**Dataset excerpt**:
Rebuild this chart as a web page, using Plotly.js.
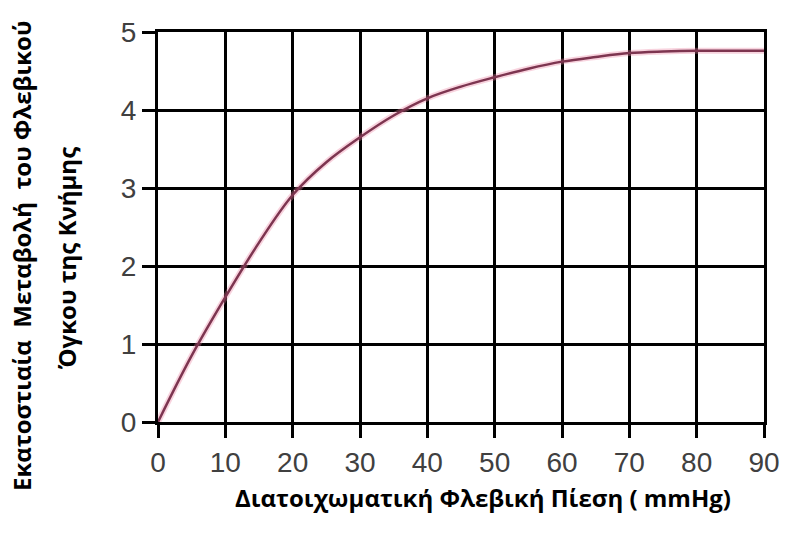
<!DOCTYPE html>
<html>
<head>
<meta charset="utf-8">
<script src="https://cdn.plot.ly/plotly-3.0.1.min.js"></script>
<style>html,body{margin:0;padding:0;background:#fff;}#chart{width:785px;height:534px;}</style>
</head>
<body>
<div id="chart"></div>
<script>
// Data
const pressure = [0, 5, 10, 15, 20, 25, 30, 35, 40, 45, 50, 55, 60, 65, 70, 75, 80, 85, 90];
const volumeChange = [0, 0.85, 1.6, 2.3, 2.91, 3.33, 3.65, 3.93, 4.15, 4.3, 4.42, 4.53, 4.62, 4.68, 4.73, 4.75, 4.76, 4.76, 4.76];
const xTicks = [0, 10, 20, 30, 40, 50, 60, 70, 80, 90];
const yTicks = [0, 1, 2, 3, 4, 5];
const yTitleLine1 = "Εκατοστιαία\u00a0 Μεταβολή\u00a0 του Φλεβικού";
const yTitleLine2 = "Όγκου της Κνήμης";
const xTitle = "Διατοιχωματική Φλεβική Πίεση ( mmHg)";

const tickFont = {family: "Liberation Sans Narrow, Arial Narrow, Liberation Sans, sans-serif", size: 28, color: "#404040"};
const titleFont = {family: "Open Sans, Noto Sans, sans-serif", size: 24, color: "#000", weight: 700};

const traces = [
  {x: pressure, y: volumeChange, type: "scatter", mode: "lines",
   line: {color: "rgba(235,130,160,0.35)", width: 6, shape: "spline"}, hoverinfo: "skip"},
  {x: pressure, y: volumeChange, type: "scatter", mode: "lines",
   line: {color: "#7d3550", width: 2.5, shape: "spline"}}
];

const axisCommon = {
  showgrid: true, gridcolor: "#000", gridwidth: 3,
  showline: true, linecolor: "#000", linewidth: 3, mirror: true,
  zeroline: false, ticks: "outside", ticklen: 13, tickwidth: 3, tickcolor: "#000",
  tickfont: tickFont, fixedrange: true
};

const layout = {
  width: 785, height: 534,
  margin: {l: 158, r: 21, t: 32, b: 112},
  paper_bgcolor: "#fff", plot_bgcolor: "#fff",
  showlegend: false,
  xaxis: Object.assign({}, axisCommon, {range: [0, 90], tickvals: xTicks, ticktext: xTicks.map(String)}),
  yaxis: Object.assign({}, axisCommon, {range: [0, 5], tickvals: yTicks, ticktext: yTicks.map(String)}),
  annotations: [
    {text: yTitleLine1, xref: "paper", yref: "paper", x: (22 - 158) / 606, y: (422 - 256) / 390,
     xanchor: "center", yanchor: "middle", textangle: -90, showarrow: false, font: titleFont},
    {text: yTitleLine2, xref: "paper", yref: "paper", x: (66 - 158) / 606, y: (422 - 258) / 390,
     xanchor: "center", yanchor: "middle", textangle: -90, showarrow: false, font: titleFont},
    {text: xTitle, xref: "paper", yref: "paper", x: (483 - 158) / 606, y: (422 - 497) / 390,
     xanchor: "center", yanchor: "middle", showarrow: false, font: titleFont}
  ]
};

Plotly.newPlot("chart", traces, layout, {displayModeBar: false, staticPlot: true});
</script>
</body>
</html>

**Exercise**:
Repeat all the data as it stands, dropping any images it holds.

**Expected answer**:
Rebuild this chart as a web page, using Plotly.js.
<!DOCTYPE html>
<html>
<head>
<meta charset="utf-8">
<script src="https://cdn.plot.ly/plotly-3.0.1.min.js"></script>
<style>html,body{margin:0;padding:0;background:#fff;}#chart{width:785px;height:534px;}</style>
</head>
<body>
<div id="chart"></div>
<script>
// Data
const pressure = [0, 5, 10, 15, 20, 25, 30, 35, 40, 45, 50, 55, 60, 65, 70, 75, 80, 85, 90];
const volumeChange = [0, 0.85, 1.6, 2.3, 2.91, 3.33, 3.65, 3.93, 4.15, 4.3, 4.42, 4.53, 4.62, 4.68, 4.73, 4.75, 4.76, 4.76, 4.76];
const xTicks = [0, 10, 20, 30, 40, 50, 60, 70, 80, 90];
const yTicks = [0, 1, 2, 3, 4, 5];
const yTitleLine1 = "Εκατοστιαία\u00a0 Μεταβολή\u00a0 του Φλεβικού";
const yTitleLine2 = "Όγκου της Κνήμης";
const xTitle = "Διατοιχωματική Φλεβική Πίεση ( mmHg)";

const tickFont = {family: "Liberation Sans Narrow, Arial Narrow, Liberation Sans, sans-serif", size: 28, color: "#404040"};
const titleFont = {family: "Open Sans, Noto Sans, sans-serif", size: 24, color: "#000", weight: 700};

const traces = [
  {x: pressure, y: volumeChange, type: "scatter", mode: "lines",
   line: {color: "rgba(235,130,160,0.35)", width: 6, shape: "spline"}, hoverinfo: "skip"},
  {x: pressure, y: volumeChange, type: "scatter", mode: "lines",
   line: {color: "#7d3550", width: 2.5, shape: "spline"}}
];

const axisCommon = {
  showgrid: true, gridcolor: "#000", gridwidth: 3,
  showline: true, linecolor: "#000", linewidth: 3, mirror: true,
  zeroline: false, ticks: "outside", ticklen: 13, tickwidth: 3, tickcolor: "#000",
  tickfont: tickFont, fixedrange: true
};

const layout = {
  width: 785, height: 534,
  margin: {l: 158, r: 21, t: 32, b: 112},
  paper_bgcolor: "#fff", plot_bgcolor: "#fff",
  showlegend: false,
  xaxis: Object.assign({}, axisCommon, {range: [0, 90], tickvals: xTicks, ticktext: xTicks.map(String)}),
  yaxis: Object.assign({}, axisCommon, {range: [0, 5], tickvals: yTicks, ticktext: yTicks.map(String)}),
  annotations: [
    {text: yTitleLine1, xref: "paper", yref: "paper", x: (22 - 158) / 606, y: (422 - 256) / 390,
     xanchor: "center", yanchor: "middle", textangle: -90, showarrow: false, font: titleFont},
    {text: yTitleLine2, xref: "paper", yref: "paper", x: (66 - 158) / 606, y: (422 - 258) / 390,
     xanchor: "center", yanchor: "middle", textangle: -90, showarrow: false, font: titleFont},
    {text: xTitle, xref: "paper", yref: "paper", x: (483 - 158) / 606, y: (422 - 497) / 390,
     xanchor: "center", yanchor: "middle", showarrow: false, font: titleFont}
  ]
};

Plotly.newPlot("chart", traces, layout, {displayModeBar: false, staticPlot: true});
</script>
</body>
</html>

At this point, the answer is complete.